• [DATA SHOWN]:
====

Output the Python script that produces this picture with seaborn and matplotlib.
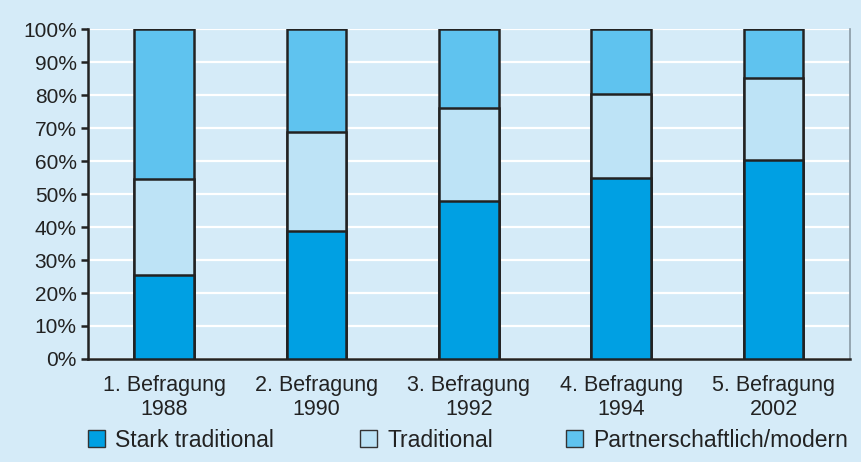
import numpy as np
import pandas as pd
import seaborn as sns
import matplotlib.pyplot as plt
from matplotlib.patches import Patch

labels = ['1. Befragung\n1988', '2. Befragung\n1990', '3. Befragung\n1992',
          '4. Befragung\n1994', '5. Befragung\n2002']
stark = [25.5, 38.7, 47.9, 54.8, 60.2]
traditional = [29.0, 30.0, 28.1, 25.5, 25.0]
partner = [45.5, 31.3, 24.0, 19.7, 14.8]

series = ['Stark traditional', 'Traditional', 'Partnerschaftlich/modern']
colors = ['#00a0e3', '#bde3f6', '#5fc3ef']

df = pd.DataFrame({'label': labels, 'stark': stark, 'trad': traditional, 'partner': partner})
df['c1'] = df['stark']
df['c2'] = df['stark'] + df['trad']
df['c3'] = df['c2'] + df['partner']

bg = '#d5ebf8'
sns.set_style('white')
plt.rcParams['font.family'] = ['Liberation Sans', 'DejaVu Sans']

fig = plt.figure(figsize=(8.61, 4.62), dpi=100, facecolor=bg)
ax = fig.add_axes([0.102, 0.223, 0.885, 0.714])
ax.set_facecolor(bg)

# stack drawn back to front
for col, c in zip(['c3', 'c2', 'c1'], colors[::-1]):
    sns.barplot(data=df, x='label', y=col, color=c, width=0.39, saturation=1,
                edgecolor='#222222', linewidth=1.8, ax=ax, zorder=3)

ax.set_ylim(0, 100)
ax.set_xlim(-0.5, 4.5)
ax.set_yticks(np.arange(0, 101, 10))
ax.set_yticklabels([f'{v}%' for v in range(0, 101, 10)])
ax.yaxis.grid(True, color='white', linewidth=1.6, zorder=0)
ax.set_axisbelow(True)
ax.set_xlabel('')
ax.set_ylabel('')
ax.spines['top'].set_visible(False)
ax.spines['right'].set_color('#8a9aa5')
ax.spines['right'].set_linewidth(1.2)
for s in ['left', 'bottom']:
    ax.spines[s].set_color('#222222')
    ax.spines[s].set_linewidth(1.8)
ax.tick_params(axis='y', left=True, length=5, width=1.8, color='#222222',
               labelsize=15, labelcolor='#222222', pad=3)
ax.tick_params(axis='x', bottom=False, labelsize=15.5, labelcolor='#222222', pad=8)

# legend entries placed one by one, like the original
for (name, c, xpos) in zip(series, colors, [0.102, 0.418, 0.657]):
    h = Patch(facecolor=c, edgecolor='#333333', linewidth=1.0)
    fig.legend([h], [name], loc='center left', bbox_to_anchor=(xpos, 0.047),
               frameon=False, fontsize=16.5, handlelength=0.75, handleheight=0.75,
               handletextpad=0.45, borderpad=0, borderaxespad=0, labelcolor='#222222')

fig.savefig('out.png', dpi=100, facecolor=bg)
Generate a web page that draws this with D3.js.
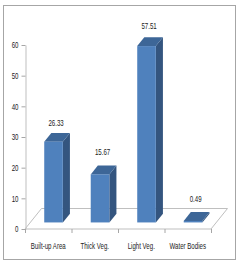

====

• [STATED TASK]: Write out exactly the opening lines of the data, stopping after the line that holds "labelsize=15.5, labelcolor='#222222', pad=8)". Exclude pictures.

• [WRITTEN RESPONSE]:
Output the Python script that produces this picture with seaborn and matplotlib.
import numpy as np
import pandas as pd
import seaborn as sns
import matplotlib.pyplot as plt
from matplotlib.patches import Patch

labels = ['1. Befragung\n1988', '2. Befragung\n1990', '3. Befragung\n1992',
          '4. Befragung\n1994', '5. Befragung\n2002']
stark = [25.5, 38.7, 47.9, 54.8, 60.2]
traditional = [29.0, 30.0, 28.1, 25.5, 25.0]
partner = [45.5, 31.3, 24.0, 19.7, 14.8]

series = ['Stark traditional', 'Traditional', 'Partnerschaftlich/modern']
colors = ['#00a0e3', '#bde3f6', '#5fc3ef']

df = pd.DataFrame({'label': labels, 'stark': stark, 'trad': traditional, 'partner': partner})
df['c1'] = df['stark']
df['c2'] = df['stark'] + df['trad']
df['c3'] = df['c2'] + df['partner']

bg = '#d5ebf8'
sns.set_style('white')
plt.rcParams['font.family'] = ['Liberation Sans', 'DejaVu Sans']

fig = plt.figure(figsize=(8.61, 4.62), dpi=100, facecolor=bg)
ax = fig.add_axes([0.102, 0.223, 0.885, 0.714])
ax.set_facecolor(bg)

# stack drawn back to front
for col, c in zip(['c3', 'c2', 'c1'], colors[::-1]):
    sns.barplot(data=df, x='label', y=col, color=c, width=0.39, saturation=1,
                edgecolor='#222222', linewidth=1.8, ax=ax, zorder=3)

ax.set_ylim(0, 100)
ax.set_xlim(-0.5, 4.5)
ax.set_yticks(np.arange(0, 101, 10))
ax.set_yticklabels([f'{v}%' for v in range(0, 101, 10)])
ax.yaxis.grid(True, color='white', linewidth=1.6, zorder=0)
ax.set_axisbelow(True)
ax.set_xlabel('')
ax.set_ylabel('')
ax.spines['top'].set_visible(False)
ax.spines['right'].set_color('#8a9aa5')
ax.spines['right'].set_linewidth(1.2)
for s in ['left', 'bottom']:
    ax.spines[s].set_color('#222222')
    ax.spines[s].set_linewidth(1.8)
ax.tick_params(axis='y', left=True, length=5, width=1.8, color='#222222',
               labelsize=15, labelcolor='#222222', pad=3)
ax.tick_params(axis='x', bottom=False, labelsize=15.5, labelcolor='#222222', pad=8)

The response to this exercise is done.